**Aim of the task:** All of the data that follows should be retyped exactly, please, except the pictures.
--- START Material provided ---
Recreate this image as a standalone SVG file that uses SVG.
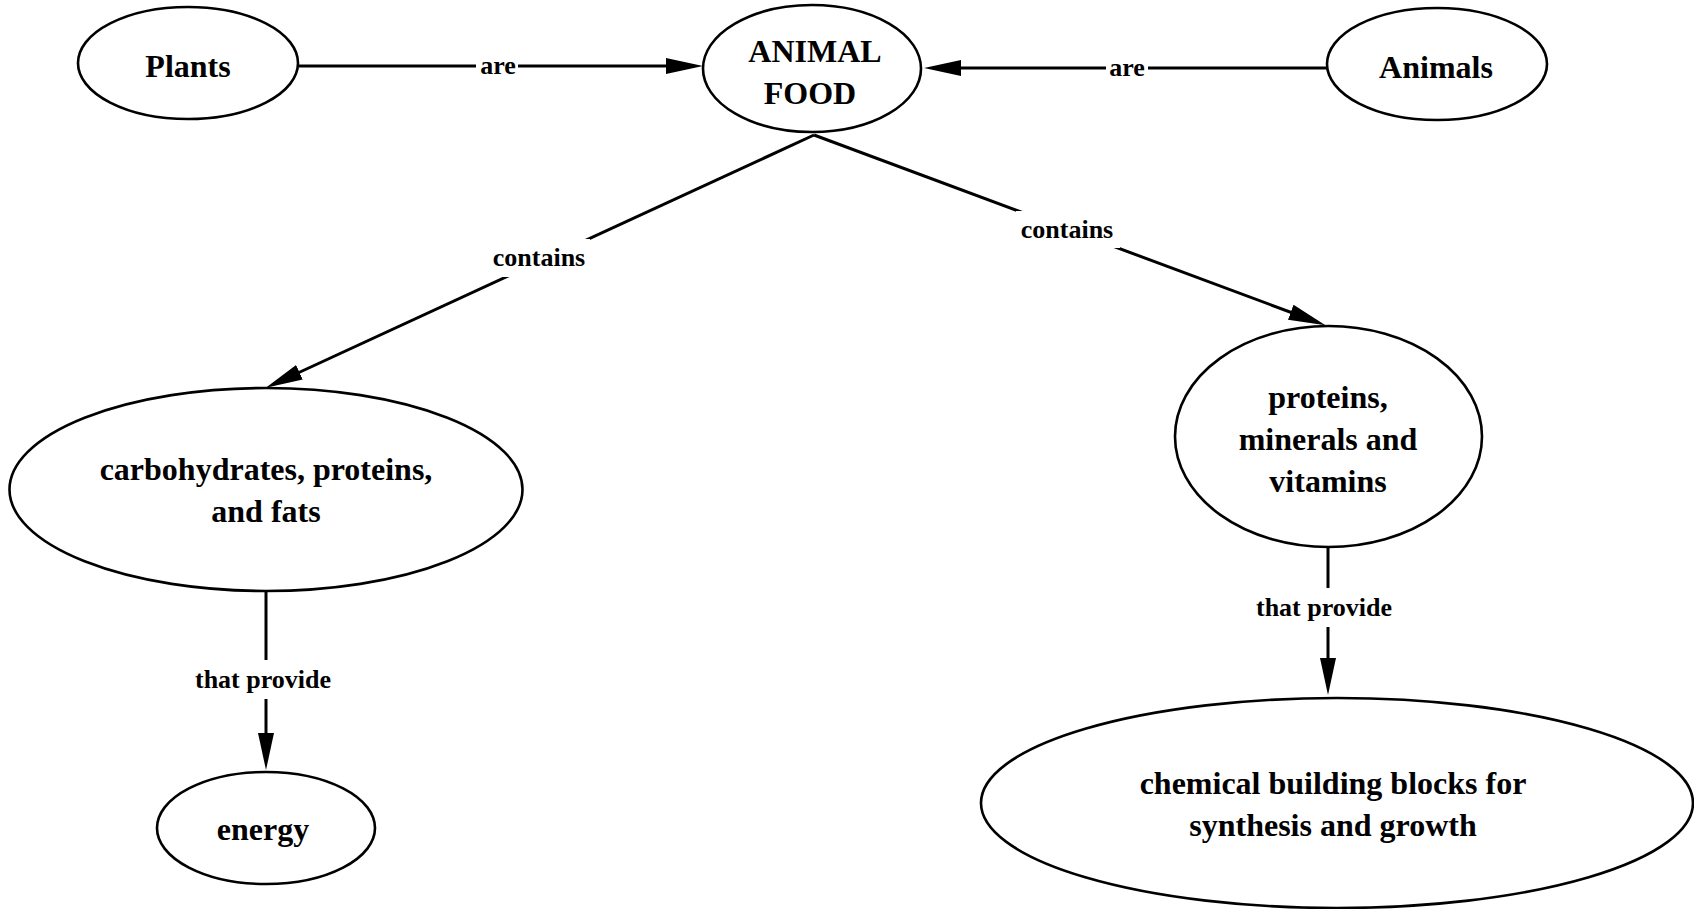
<svg xmlns="http://www.w3.org/2000/svg" width="1694" height="909" viewBox="0 0 1694 909">
  <style>
    .node ellipse { fill: #ffffff; stroke: #000000; stroke-width: 2.6; }
    .node text { font-family: "Liberation Serif", "Times New Roman", serif; font-weight: bold; font-size: 32px; fill: #000000; text-anchor: middle; }
    .edge { fill: none; stroke: #000000; stroke-width: 3; }
    .lbl-bg { fill: #ffffff; stroke: none; }
    .lbl { font-family: "Liberation Serif", "Times New Roman", serif; font-weight: bold; font-size: 26px; fill: #000000; text-anchor: middle; }
  </style>
  <defs>
    <marker id="arrow" markerUnits="userSpaceOnUse" markerWidth="40" markerHeight="20" refX="28" refY="8" orient="auto">
      <path d="M0,0 L37,8 L0,16 Z" fill="#000000"/>
    </marker>
  </defs>
  <rect width="1694" height="909" fill="#ffffff"/>

  <!-- connectors -->
  <g id="connectors">
    <!-- Plants -> ANIMAL FOOD -->
    <line class="edge" x1="299" y1="66" x2="694" y2="66" marker-end="url(#arrow)"/>
    <rect class="lbl-bg" x="476" y="52" width="42" height="28"/>
    <text class="lbl" x="498" y="74">are</text>

    <!-- Animals -> ANIMAL FOOD -->
    <line class="edge" x1="1327" y1="68" x2="933" y2="68" marker-end="url(#arrow)"/>
    <rect class="lbl-bg" x="1106" y="54" width="42" height="28"/>
    <text class="lbl" x="1127" y="76">are</text>

    <!-- ANIMAL FOOD -> carbohydrates -->
    <line class="edge" x1="814" y1="135" x2="274" y2="384" marker-end="url(#arrow)"/>
    <rect class="lbl-bg" x="488" y="239" width="102" height="38"/>
    <text class="lbl" x="539" y="266">contains</text>

    <!-- ANIMAL FOOD -> proteins -->
    <line class="edge" x1="814" y1="135" x2="1317" y2="322" marker-end="url(#arrow)"/>
    <rect class="lbl-bg" x="1016" y="211" width="104" height="37"/>
    <text class="lbl" x="1067" y="238">contains</text>

    <!-- carbohydrates -> energy -->
    <line class="edge" x1="266" y1="591" x2="266" y2="761" marker-end="url(#arrow)"/>
    <rect class="lbl-bg" x="190" y="660" width="150" height="39"/>
    <text class="lbl" x="263" y="688">that provide</text>

    <!-- proteins -> chemical building blocks -->
    <line class="edge" x1="1328" y1="547" x2="1328" y2="686" marker-end="url(#arrow)"/>
    <rect class="lbl-bg" x="1250" y="588" width="150" height="39"/>
    <text class="lbl" x="1324" y="616">that provide</text>
  </g>

  <!-- nodes -->
  <g id="node-plants" class="node">
    <ellipse cx="188" cy="63" rx="110" ry="56"/>
    <text x="188" y="77">Plants</text>
  </g>

  <g id="node-animal-food" class="node">
    <ellipse cx="812" cy="68.5" rx="109" ry="63.5"/>
    <text x="815" y="62">ANIMAL</text>
    <text x="810" y="104">FOOD</text>
  </g>

  <g id="node-animals" class="node">
    <ellipse cx="1437" cy="64" rx="110" ry="56"/>
    <text x="1436" y="78">Animals</text>
  </g>

  <g id="node-carbohydrates" class="node">
    <ellipse cx="266" cy="489.5" rx="256.5" ry="101.5"/>
    <text x="266" y="480">carbohydrates, proteins,</text>
    <text x="266" y="522">and fats</text>
  </g>

  <g id="node-proteins" class="node">
    <ellipse cx="1328.5" cy="436.5" rx="153.5" ry="110.5"/>
    <text x="1328" y="408">proteins,</text>
    <text x="1328" y="450">minerals and</text>
    <text x="1328" y="492">vitamins</text>
  </g>

  <g id="node-energy" class="node">
    <ellipse cx="266" cy="828" rx="109" ry="56"/>
    <text x="263" y="840">energy</text>
  </g>

  <g id="node-chemical" class="node">
    <ellipse cx="1337" cy="803" rx="356" ry="105"/>
    <text x="1333" y="794">chemical building blocks for</text>
    <text x="1333" y="836">synthesis and growth</text>
  </g>
</svg>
--- END Material provided ---
**Solution for this task:**
Recreate this image as a standalone SVG file that uses SVG.
<svg xmlns="http://www.w3.org/2000/svg" width="1694" height="909" viewBox="0 0 1694 909">
  <style>
    .node ellipse { fill: #ffffff; stroke: #000000; stroke-width: 2.6; }
    .node text { font-family: "Liberation Serif", "Times New Roman", serif; font-weight: bold; font-size: 32px; fill: #000000; text-anchor: middle; }
    .edge { fill: none; stroke: #000000; stroke-width: 3; }
    .lbl-bg { fill: #ffffff; stroke: none; }
    .lbl { font-family: "Liberation Serif", "Times New Roman", serif; font-weight: bold; font-size: 26px; fill: #000000; text-anchor: middle; }
  </style>
  <defs>
    <marker id="arrow" markerUnits="userSpaceOnUse" markerWidth="40" markerHeight="20" refX="28" refY="8" orient="auto">
      <path d="M0,0 L37,8 L0,16 Z" fill="#000000"/>
    </marker>
  </defs>
  <rect width="1694" height="909" fill="#ffffff"/>

  <!-- connectors -->
  <g id="connectors">
    <!-- Plants -> ANIMAL FOOD -->
    <line class="edge" x1="299" y1="66" x2="694" y2="66" marker-end="url(#arrow)"/>
    <rect class="lbl-bg" x="476" y="52" width="42" height="28"/>
    <text class="lbl" x="498" y="74">are</text>

    <!-- Animals -> ANIMAL FOOD -->
    <line class="edge" x1="1327" y1="68" x2="933" y2="68" marker-end="url(#arrow)"/>
    <rect class="lbl-bg" x="1106" y="54" width="42" height="28"/>
    <text class="lbl" x="1127" y="76">are</text>

    <!-- ANIMAL FOOD -> carbohydrates -->
    <line class="edge" x1="814" y1="135" x2="274" y2="384" marker-end="url(#arrow)"/>
    <rect class="lbl-bg" x="488" y="239" width="102" height="38"/>
    <text class="lbl" x="539" y="266">contains</text>

    <!-- ANIMAL FOOD -> proteins -->
    <line class="edge" x1="814" y1="135" x2="1317" y2="322" marker-end="url(#arrow)"/>
    <rect class="lbl-bg" x="1016" y="211" width="104" height="37"/>
    <text class="lbl" x="1067" y="238">contains</text>

    <!-- carbohydrates -> energy -->
    <line class="edge" x1="266" y1="591" x2="266" y2="761" marker-end="url(#arrow)"/>
    <rect class="lbl-bg" x="190" y="660" width="150" height="39"/>
    <text class="lbl" x="263" y="688">that provide</text>

    <!-- proteins -> chemical building blocks -->
    <line class="edge" x1="1328" y1="547" x2="1328" y2="686" marker-end="url(#arrow)"/>
    <rect class="lbl-bg" x="1250" y="588" width="150" height="39"/>
    <text class="lbl" x="1324" y="616">that provide</text>
  </g>

  <!-- nodes -->
  <g id="node-plants" class="node">
    <ellipse cx="188" cy="63" rx="110" ry="56"/>
    <text x="188" y="77">Plants</text>
  </g>

  <g id="node-animal-food" class="node">
    <ellipse cx="812" cy="68.5" rx="109" ry="63.5"/>
    <text x="815" y="62">ANIMAL</text>
    <text x="810" y="104">FOOD</text>
  </g>

  <g id="node-animals" class="node">
    <ellipse cx="1437" cy="64" rx="110" ry="56"/>
    <text x="1436" y="78">Animals</text>
  </g>

  <g id="node-carbohydrates" class="node">
    <ellipse cx="266" cy="489.5" rx="256.5" ry="101.5"/>
    <text x="266" y="480">carbohydrates, proteins,</text>
    <text x="266" y="522">and fats</text>
  </g>

  <g id="node-proteins" class="node">
    <ellipse cx="1328.5" cy="436.5" rx="153.5" ry="110.5"/>
    <text x="1328" y="408">proteins,</text>
    <text x="1328" y="450">minerals and</text>
    <text x="1328" y="492">vitamins</text>
  </g>

  <g id="node-energy" class="node">
    <ellipse cx="266" cy="828" rx="109" ry="56"/>
    <text x="263" y="840">energy</text>
  </g>

  <g id="node-chemical" class="node">
    <ellipse cx="1337" cy="803" rx="356" ry="105"/>
    <text x="1333" y="794">chemical building blocks for</text>
    <text x="1333" y="836">synthesis and growth</text>
  </g>
</svg>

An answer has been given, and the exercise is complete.